Problem details: In the material below, please retype the lines from the very first through the one with "return H - y", exactly and without pictures.

%%

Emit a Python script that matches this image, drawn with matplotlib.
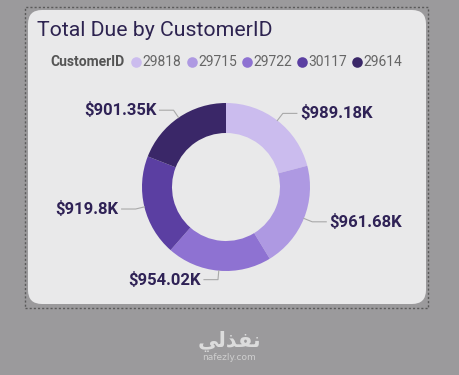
import numpy as np
import matplotlib.pyplot as plt
from matplotlib.patches import FancyBboxPatch, Rectangle

# data
customers = ['29818', '29715', '29722', '30117', '29614']
total_due = [989.18, 961.68, 954.02, 919.80, 901.35]
value_labels = ['$989.18K', '$961.68K', '$954.02K', '$919.8K', '$901.35K']
colors = ['#cbbcee', '#ae99e2', '#8e72d2', '#5b3fa2', '#3a2768']

W, H = 459, 375
fig = plt.figure(figsize=(W / 100, H / 100), dpi=100)
fig.patch.set_facecolor('#9b9a9c')
ax = fig.add_axes([0, 0, 1, 1])


def py(y):
    # pixel row from top -> data y
    return H - y


# donut
cx, cy, r = 226, py(187), 84
wedges, _ = ax.pie(total_due, colors=colors, startangle=90, counterclock=False,
                   center=(cx, cy), radius=r,
                   wedgeprops=dict(width=30, edgecolor='none'))
for w in wedges:
    w.set_zorder(3)

ax.set_xlim(0, W)
ax.set_ylim(0, H)
ax.set_aspect('equal')
ax.axis('off')

# card and dotted focus border
card = FancyBboxPatch((28, py(304)), 398, 294,
                      boxstyle='round,pad=0,rounding_size=14',
                      facecolor='#e9e9ea', edgecolor='none', zorder=1)
ax.add_patch(card)
ax.add_patch(Rectangle((25, py(308)), 403, 301, fill=False,
                       edgecolor='#5a5a5a', linewidth=1.0,
                       linestyle=(0, (1.5, 1.5)), zorder=2))

ax.text(37, py(30), 'Total Due by CustomerID', fontsize=15.3,
        family='Roboto', color='#2d2350', va='center', ha='left', zorder=3)

# legend
renderer = fig.canvas.get_renderer()
t = ax.text(50, py(62), 'CustomerID', fontsize=10, family='Roboto',
            fontweight='bold', color='#555555', va='center', zorder=3)
bb = t.get_window_extent(renderer)
x = bb.x1 + 12
for name, c in zip(customers, colors):
    ax.scatter([x], [py(62)], s=58, color=c, zorder=3, linewidths=0)
    lt = ax.text(x + 6.5, py(62), name, fontsize=10, family='Roboto',
                 color='#666666', va='center', zorder=3)
    x = lt.get_window_extent(renderer).x1 + 10

total = sum(total_due)
start = 0.0
for val, lab in zip(total_due, value_labels):
    mid = np.radians((start + val / 2) / total * 360)
    start += val
    sx, sy = np.sin(mid), np.cos(mid)
    p0 = (cx + r * sx, cy + r * sy)
    p1 = (cx + (r + 9) * sx, cy + (r + 9) * sy)
    side = 1 if sx >= 0 else -1
    p2 = (p1[0] + side * 14, p1[1])
    ax.plot([p0[0], p1[0], p2[0]], [p0[1], p1[1], p2[1]],
            color='#a9a9a9', linewidth=0.8, zorder=3)
    ax.text(p2[0] + side * 3, p2[1], lab, fontsize=12, family='Roboto',
            fontweight='bold', color='#2f2256',
            ha='left' if side > 0 else 'right', va='center', zorder=3)

# watermark
ax.text(229, py(341), '\ufef2\ufedf\ufeac\ufed4\ufee7', fontsize=15,
        family='DejaVu Sans', fontweight='bold', color='#dcdcdc',
        ha='center', va='center', zorder=3)
ax.text(229, py(357), 'nafezly.com', fontsize=6.5, family='DejaVu Sans',
        color='#cfcfcf', ha='center', va='center', zorder=3)

fig.savefig('out.png', dpi=100, facecolor=fig.get_facecolor())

%%

Written reply:
Emit a Python script that matches this image, drawn with matplotlib.
import numpy as np
import matplotlib.pyplot as plt
from matplotlib.patches import FancyBboxPatch, Rectangle

# data
customers = ['29818', '29715', '29722', '30117', '29614']
total_due = [989.18, 961.68, 954.02, 919.80, 901.35]
value_labels = ['$989.18K', '$961.68K', '$954.02K', '$919.8K', '$901.35K']
colors = ['#cbbcee', '#ae99e2', '#8e72d2', '#5b3fa2', '#3a2768']

W, H = 459, 375
fig = plt.figure(figsize=(W / 100, H / 100), dpi=100)
fig.patch.set_facecolor('#9b9a9c')
ax = fig.add_axes([0, 0, 1, 1])


def py(y):
    # pixel row from top -> data y
    return H - y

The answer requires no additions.